Monday, January 2, 2012

Starting the Year with Work in Progress

Happy New Year, everyone! Hope you are all well-rested and ready to dive in to whatever 2012 has in store for us. I am still finishing a few projects from the holiday week, including this embroidery sampler.
I haven’t done any of this type of stitchery since my early teens, so I decided to get some practice before starting on intricate designs or anything I wanted to display.

My taste in stitchery patterns varies widely, and I love many of the designs coming from companies like Urban Threads and Sublime Stitching.

Urban Threads (some designs are on sale until tomorrow - Jan 3!)

Sublime Stitching - great retro designs

They have retro, punk, steam, fantasy, pinups and zombies…truly, this is not your grandmother’s embroidery!

For my first little test run I figured it was just as easy to download some free clip art and transfer it to fabric. If you google “coloring pages” or “mandala” you will get thousands of clearly outlined shapes of varying complexity. This one is a comparatively simple lotus mandala I downloaded from one of the coloring page websites.

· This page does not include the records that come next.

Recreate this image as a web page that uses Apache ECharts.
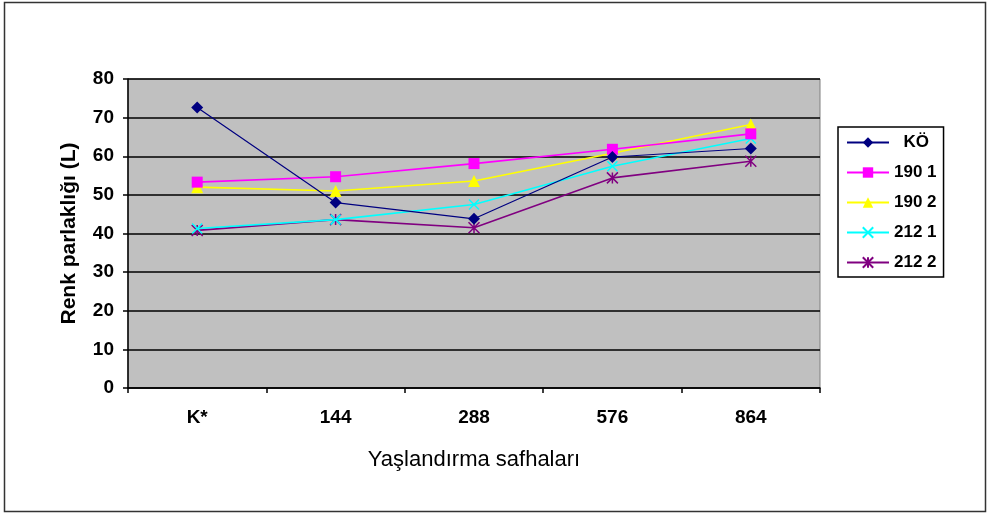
<!DOCTYPE html>
<html>
<head>
<meta charset="utf-8">
<script src="https://cdn.jsdelivr.net/npm/echarts@6/dist/echarts.min.js"></script>
<style>
  html, body { margin: 0; padding: 0; background: #fff; }
  #chart { width: 990px; height: 515px; }
</style>
</head>
<body>
<div id="chart"></div>
<script>
// Aging stages (x categories)
const stages = ['K*', '144', '288', '576', '864'];

// Colour brightness (L) per treatment
const seriesNames = ['KÖ', '190 1', '190 2', '212 1', '212 2'];
const valuesKO   = [72.6, 48.0, 43.8, 59.8, 62.0];
const values1901 = [53.3, 54.7, 58.1, 61.8, 65.8];
const values1902 = [52.0, 51.0, 53.6, 60.8, 68.2];
const values2121 = [41.3, 43.6, 47.5, 57.4, 64.6];
const values2122 = [40.8, 43.6, 41.5, 54.4, 58.7];

// Y axis ticks
const yMin = 0, yMax = 80, yStep = 10;

const colors = ['#000080', '#FF00FF', '#FFFF00', '#00FFFF', '#800080'];
const symbols = [
  'diamond',
  'rect',
  'triangle',
  'path://M0,0L10,10M10,0L0,10',
  'path://M0,0L10,10M10,0L0,10M5,0L5,10'
];
const symbolSizes = [12, 11, 12, 10, 11];
const lineWidths = [1.2, 1.6, 1.6, 1.6, 1.6];
const allValues = [valuesKO, values1901, values1902, values2121, values2122];

const font = 'Liberation Sans, Arial, sans-serif';

const chart = echarts.init(document.getElementById('chart'), null, { renderer: 'canvas' });

const series = seriesNames.map((name, i) => {
  const outline = i >= 3;
  return {
    name: name,
    type: 'line',
    data: allValues[i],
    symbol: symbols[i],
    symbolSize: symbolSizes[i],
    showAllSymbol: true,
    z: 10 - i,
    lineStyle: { color: colors[i], width: lineWidths[i] },
    itemStyle: outline
      ? { color: colors[i], borderColor: colors[i], borderWidth: 1.5 }
      : { color: colors[i], borderWidth: 0 },
    emphasis: { disabled: true },
    animation: false
  };
});

chart.setOption({
  backgroundColor: '#ffffff',
  animation: false,
  grid: {
    left: 128, right: 170, top: 79, bottom: 127,
    show: true,
    backgroundColor: '#C0C0C0',
    borderColor: '#808080',
    borderWidth: 1
  },
  legend: {
    orient: 'vertical',
    left: 838,
    top: 127,
    padding: [7, 7, 6, 8],
    itemGap: 13,
    itemWidth: 42,
    itemHeight: 13,
    borderColor: '#000',
    borderWidth: 1.5,
    backgroundColor: '#fff',
    textStyle: { fontFamily: font, fontWeight: 'bold', fontSize: 17, color: '#000' },
    formatter: n => n === 'KÖ' ? '  KÖ' : n,
    data: seriesNames
  },
  xAxis: {
    type: 'category',
    data: stages,
    boundaryGap: true,
    name: 'Yaşlandırma safhaları',
    nameLocation: 'middle',
    nameGap: 61,
    nameTextStyle: { fontFamily: font, fontSize: 22, color: '#000' },
    axisLine: { show: true, lineStyle: { color: '#000', width: 1.5 } },
    axisTick: { show: true, alignWithLabel: false, length: 5, lineStyle: { color: '#000', width: 1.5 } },
    axisLabel: { fontFamily: font, fontWeight: 'bold', fontSize: 19, color: '#000', margin: 20 },
    splitLine: { show: false }
  },
  yAxis: {
    type: 'value',
    min: yMin, max: yMax, interval: yStep,
    name: 'Renk parlaklığı (L)',
    nameLocation: 'middle',
    nameGap: 48,
    nameRotate: 90,
    nameTextStyle: { fontFamily: font, fontWeight: 'bold', fontSize: 21, color: '#000' },
    axisLine: { show: true, lineStyle: { color: '#000', width: 1.5 } },
    axisTick: { show: true, length: 5, lineStyle: { color: '#000', width: 1.5 } },
    axisLabel: { fontFamily: font, fontWeight: 'bold', fontSize: 19, color: '#000', margin: 14 },
    splitLine: { show: true, lineStyle: { color: '#000', width: 1.5 } }
  },
  graphic: [
    {
      type: 'rect',
      shape: { x: 4.5, y: 2.5, width: 981, height: 509 },
      style: { fill: 'none', stroke: '#333', lineWidth: 1.5 },
      silent: true
    }
  ],
  series: series
});
</script>
</body>
</html>
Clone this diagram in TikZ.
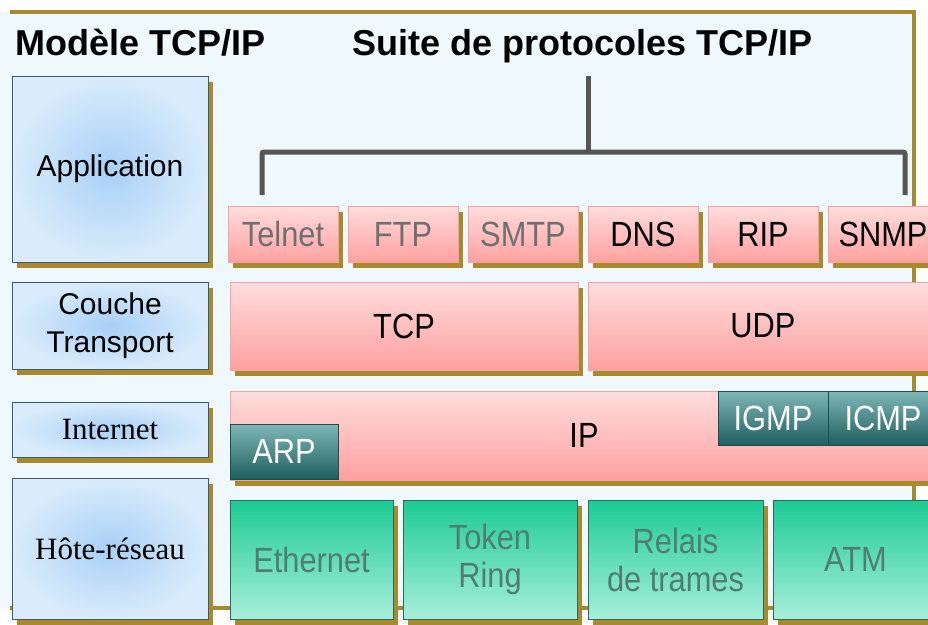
\documentclass[tikz,border=0pt]{standalone}
\usepackage{fontspec}
\setmainfont{Liberation Sans}
\newfontfamily\boxfont{Liberation Sans}[FakeStretch=0.88]
\newfontfamily\romanfont{Liberation Serif}
\usetikzlibrary{shadows}

\definecolor{framegold}{HTML}{A68A30}
\definecolor{shadowgold}{HTML}{A88A2C}
\definecolor{paneback}{HTML}{EFF8FC}
\definecolor{layerline}{HTML}{3D5A75}
\definecolor{layerin}{HTML}{A8D0F7}
\definecolor{layerout}{HTML}{DAECFB}
\definecolor{pinktop}{HTML}{FFDDDD}
\definecolor{pinkbot}{HTML}{FFA0A0}
\definecolor{pinkline}{HTML}{EFA5A5}
\definecolor{tealtop}{HTML}{80B7B7}
\definecolor{tealbot}{HTML}{1E5F5F}
\definecolor{tealline}{HTML}{1B4E4E}
\definecolor{greentop}{HTML}{1CCB94}
\definecolor{greenbot}{HTML}{A8EFDB}
\definecolor{greenline}{HTML}{2B6B5D}
\definecolor{greentext}{HTML}{4F7D72}
\definecolor{fadedtext}{HTML}{6F6F6F}
\definecolor{bracketgray}{HTML}{555555}

\tikzset{
  shadowed/.style={general shadow={fill=shadowgold, shadow xshift=5pt, shadow yshift=-6pt}},
  dims/.style 2 args={minimum width=#1pt, minimum height=#2pt, inner sep=0pt},
  layer/.style={shadowed, draw=layerline, line width=1pt, inner color=layerin, outer color=layerout,
    align=center, font=\fontsize{30}{38}\selectfont},
  proto/.style={shadowed, draw=pinkline, line width=0.8pt, top color=pinktop, bottom color=pinkbot,
    font=\boxfont\fontsize{35}{38}\selectfont},
  aux/.style={draw=tealline, line width=0.8pt, top color=tealtop, bottom color=tealbot, text=white,
    font=\boxfont\fontsize{35}{38}\selectfont},
  link/.style={shadowed, draw=greenline, line width=1pt, top color=greentop, bottom color=greenbot,
    text=greentext, align=center, font=\boxfont\fontsize{35}{38}\selectfont},
  heading/.style={anchor=base west, inner sep=0pt, font=\bfseries\fontsize{36}{40}\selectfont},
  bracket/.style={draw=bracketgray, line width=5pt, rounded corners=2pt},
}

\begin{document}
\begin{tikzpicture}[x=1pt, y=-1pt]
  \clip (0,0) rectangle (928,624);
  \fill[white] (0,0) rectangle (928,624);
  \fill[paneback] (0,12) rectangle (914,608);
  \draw[framegold, line width=4pt] (10,12) -- (914,12) -- (914,608) -- (10,608);

  % titres
  \node[heading] (modele) at (15,55) {Modèle TCP/IP};
  \node[heading] (suite) at (352,55) {Suite de protocoles TCP/IP};

  % couches du modele
  \node[layer, dims={196}{186}] (app) at (110,169) {Application};
  \node[layer, dims={196}{87}] (transp) at (110,325.5) {Couche\\Transport};
  \node[layer, dims={196}{55}, font=\romanfont\fontsize{31}{36}\selectfont] (inet) at (110,429.5) {Internet};
  \node[layer, dims={196}{141}, font=\romanfont\fontsize{31}{36}\selectfont] (host) at (110,548.5) {Hôte-réseau};

  % accolade
  \coordinate (stem) at (588,76);
  \coordinate (bar) at (588,152);
  \coordinate (bl) at (262,195);
  \coordinate (br) at (905,195);
  \draw[bracket] (stem) -- (bar);
  \draw[bracket] (bl) |- (bar) -| (br);

  % application
  \node[proto, dims={110}{56}, text=fadedtext] (telnet) at (283,234) {Telnet};
  \node[proto, dims={110}{56}, text=fadedtext] (ftp) at (403,234) {FTP};
  \node[proto, dims={110}{56}, text=fadedtext] (smtp) at (523,234) {SMTP};
  \node[proto, dims={110}{56}] (dns) at (643,234) {DNS};
  \node[proto, dims={110}{56}] (rip) at (763,234) {RIP};
  \node[proto, dims={110}{56}] (snmp) at (883,234) {SNMP};

  % transport
  \node[proto, dims={348}{88}] (tcp) at (404,326) {TCP};
  \node[proto, dims={350}{88}] (udp) at (763,326) {UDP};

  % internet
  \node[proto, dims={708}{89}] (ip) at (584,435.5) {IP};
  \node[aux, dims={108}{55}] (arp) at (284,451.5) {ARP};
  \node[aux, dims={110}{54}] (igmp) at (773,418) {IGMP};
  \node[aux, dims={110}{54}] (icmp) at (883,418) {ICMP};

  % hote-reseau
  \node[link, dims={163}{119}] (eth) at (311.5,559.5) {Ethernet};
  \node[link, dims={174}{119}] (token) at (490,559.5) {Token\\Ring};
  \node[link, dims={175}{119}] (relais) at (675.5,559.5) {Relais\\de trames};
  \node[link, dims={165}{119}] (atm) at (855.5,559.5) {ATM};
\end{tikzpicture}
\end{document}
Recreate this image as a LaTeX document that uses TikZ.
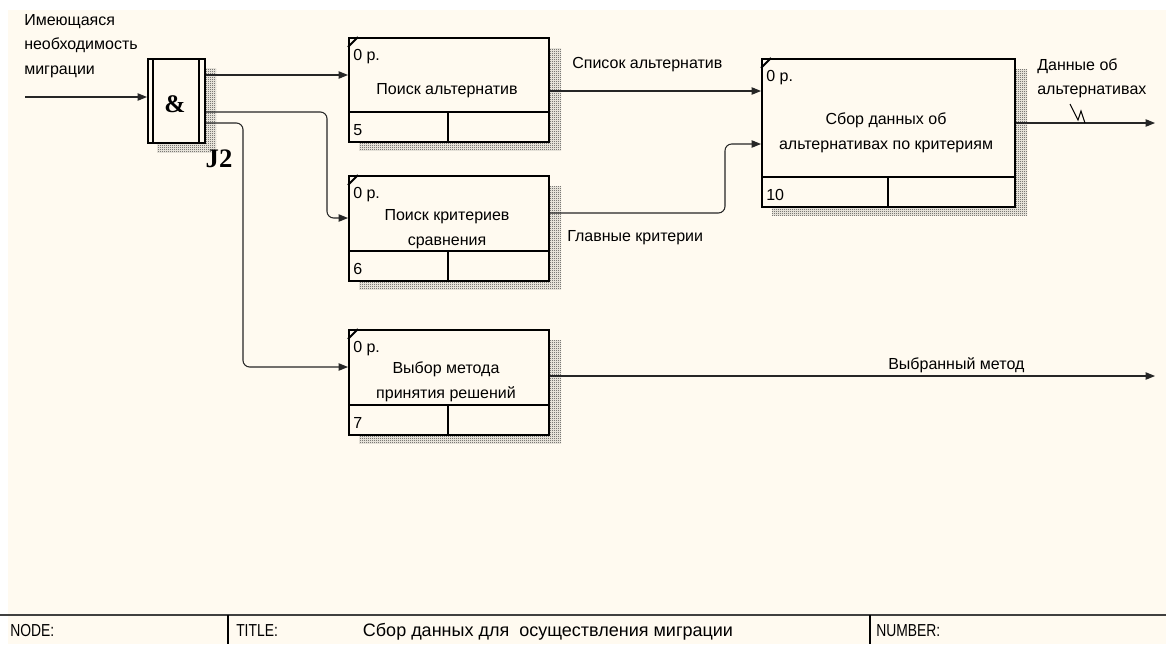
\documentclass[tikz,border=0pt]{standalone}
\usepackage{fontspec}
\setmainfont{Liberation Sans}
\newfontfamily\jfont{Liberation Serif}
\usetikzlibrary{patterns,arrows.meta}
\definecolor{fond}{RGB}{255,250,240}
\pgfdeclarepatternformonly{damier}{\pgfqpoint{0pt}{0pt}}{\pgfqpoint{1.5pt}{1.5pt}}{\pgfqpoint{1.5pt}{1.5pt}}
{\pgfpathrectangle{\pgfqpoint{0pt}{0pt}}{\pgfqpoint{0.75pt}{0.75pt}}
 \pgfpathrectangle{\pgfqpoint{0.75pt}{0.75pt}}{\pgfqpoint{0.75pt}{0.75pt}}
 \pgfusepath{fill}}
\tikzset{cadre/.style={draw, line width=1.5pt, fill=fond, inner sep=0pt},
         ombre/.style={pattern=damier, pattern color=black!80},
         fleche/.style={line width=0.8pt, draw=black!85, rounded corners=5pt,
                        -{Triangle[length=7pt,width=5.5pt]}},
         txt/.style={font=\fontsize{12}{18.5}\selectfont, inner sep=0pt, align=center},
         pied/.style={font=\fontsize{13}{13}\selectfont, inner sep=0pt, anchor=west}}
% activite : nom, x1, y1, x2, y2, numero
\newcommand{\activite}[6]
{\fill[ombre] ({#2+11},{#3+11}) rectangle ({#4+13},{#5+9});
 \node[cadre, anchor=north west, minimum width={(#4-#2)*0.75pt},
       minimum height={(#5-#3)*0.75pt}] (#1) at (#2,#3) {};
 \draw[line width=1.5pt] (#2,{#5-29}) -- (#4,{#5-29})
                         ({(#2+#4)/2},{#5-29}) -- ({(#2+#4)/2},#5);
 \draw[line width=1.5pt] (#2,{#3+10}) -- ({#2+10},#3);
 \node[txt, anchor=base west] (#1-p) at ({#2+5},{#3+23}) {0 р.};
 \node[txt, anchor=base west] (#1-n) at ({#2+5},{#5-6}) {#6};}

\begin{document}
\begin{tikzpicture}[x=0.75pt,y=-0.75pt]
  \fill[white] (0,0) rectangle (1166,644);
  \fill[fond] (8,10) rectangle (1166,644);
  \useasboundingbox (0,0) rectangle (1166,644);
  % jonction
  \fill[ombre] (157,68) rectangle (216,152);
  \node[cadre, anchor=north west, minimum width=42.75pt, minimum height=63pt] (j2) at (147,58) {};
  \draw[line width=1.5pt] (153,58) -- (153,142) (199,58) -- (199,142);
  \node[font=\jfont\bfseries\fontsize{19}{19}\selectfont, inner sep=0pt] (et) at (175,104) {\&};
  \node[font=\jfont\bfseries\fontsize{20}{20}\selectfont, inner sep=0pt] (lj2) at (219,159) {J2};
  % activites
  \activite{b5}{348}{37}{548}{141}{5}
  \activite{b6}{348}{175}{548}{280}{6}
  \activite{b7}{348}{329}{548}{434}{7}
  \activite{b10}{761}{58}{1014}{206}{10}
  \node[txt] (t5) at (447,91) {Поиск альтернатив};
  \node[txt] (t6) at (447,229) {Поиск критериев\\сравнения};
  \node[txt] (t7) at (446,382) {Выбор метода\\принятия решений};
  \node[txt] (t10) at (886,133) {Сбор данных об\\альтернативах по критериям};
  % fleches
  \coordinate (entree) at (25,97);
  \coordinate (sortie1) at (1155,123);
  \coordinate (sortie2) at (1155,376);
  \draw[fleche] (entree) -- (j2.west |- entree);
  \draw[fleche] (j2.east |- 0,75) -- (b5.west |- 0,75);
  \draw[fleche] (j2.east |- 0,112) -- (327,112) -- (327,218) -- (b6.west |- 0,218);
  \draw[fleche] (j2.east |- 0,123) -- (243,123) -- (243,367) -- (b7.west |- 0,367);
  \draw[fleche] (b5.east |- 0,91) -- (b10.west |- 0,91);
  \draw[fleche] (b6.east |- 0,213) -- (725,213) -- (725,144) -- (b10.west |- 0,144);
  \draw[fleche] (b10.east |- sortie1) -- (sortie1);
  \draw[fleche] (b7.east |- sortie2) -- (sortie2);
  \draw[line width=0.8pt] (1070,104) -- (1078,120) -- (1081,111) -- (1085,123);
  % etiquettes
  \node[txt, align=left, anchor=north west] (l-besoin) at (24,14) {Имеющаяся\\необходимость\\миграции};
  \node[txt, anchor=base west] (l-liste) at (572,68) {Список альтернатив};
  \node[txt, anchor=base west] (l-crit) at (567,241) {Главные критерии};
  \node[txt, anchor=base west] (l-meth) at (888,369) {Выбранный метод};
  \node[txt, align=left, anchor=north west] (l-donnees) at (1037,58) {Данные об\\альтернативах};
  % cartouche
  \draw[line width=1pt, draw=black!75] (0,615) -- (1166,615);
  \draw[line width=1pt] (228,615) -- (228,644) (870,615) -- (870,644);
  \node[pied] (node) at (10,631) {\scalebox{0.8}[1]{NODE:}};
  \node[pied] (title) at (236,631) {\scalebox{0.8}[1]{TITLE:}};
  \node[pied] (number) at (876,631) {\scalebox{0.8}[1]{NUMBER:}};
  \node[font=\fontsize{13.5}{13.5}\selectfont, inner sep=0pt] (titre) at (548,632) {Сбор данных для\ \ осуществления миграции};
\end{tikzpicture}
\end{document}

I used a red heat-transfer pencil to trace the printed design and then ironed it on to my fabric. It transferred well enough, but gave me a barely-visible pink line to follow. My poor old eyes don't need that much exercise! Next time I will try a dressmaker’s carbon and hope for a darker impression. If that doesn’t work, it’s on to the Sulky transfer pen.

The fabric is 14-count Aida cloth, which looks as though it would be ideal for a cross-stitch project but is a bit coarse for some of my stitches. I’m uncertain about what types of fabric are best suited to embroidery for framing. I would not want to try sheeting or muslin, as the threads are so tightly woven. Broadcloth might work but it is generally quite flimsy. Canvas is clearly too heavy; I’d probably gouge my fingers trying to push the needle through. Linen is supposed to be best, but I think the weave can be quite uneven. Do any of you stitchers have a favorite embroidery fabric?

My stitches in this first effort left much to be desired. My chain stitches were all different lengths. I could not get my cross stitches even; they are at different angles and sizes all over the design. French knots are not as complex as I thought, but take an incredible amount of floss. I accidentally changed colors halfway through the green petals, and didn’t even notice until I was finished! The biggest surprise was how easy it is to do the satin stitch. My satin stiches are lumpy and thready instead of satiny, but I like the handmade look of them. No machine embroidery for me!

I probably have a few more days on this project, then I can pick my next design.


What are you putting your creative energy into these days?

Katrina

3 comments:

  1. Well done - I really like the colour combinations.

    I would use aida for cross stitch or tapestry. I think you might find this type of free style embroidery with different stitches much easier on heavy weight linen. My mother gave me some embroidery on linen for Christmas - maybe I'll post it on my blog. My daughter received Embroidered Effects from Sublime Stitching for Christmas and has started a chandalier design (on linen)

    We're all embroidery fans!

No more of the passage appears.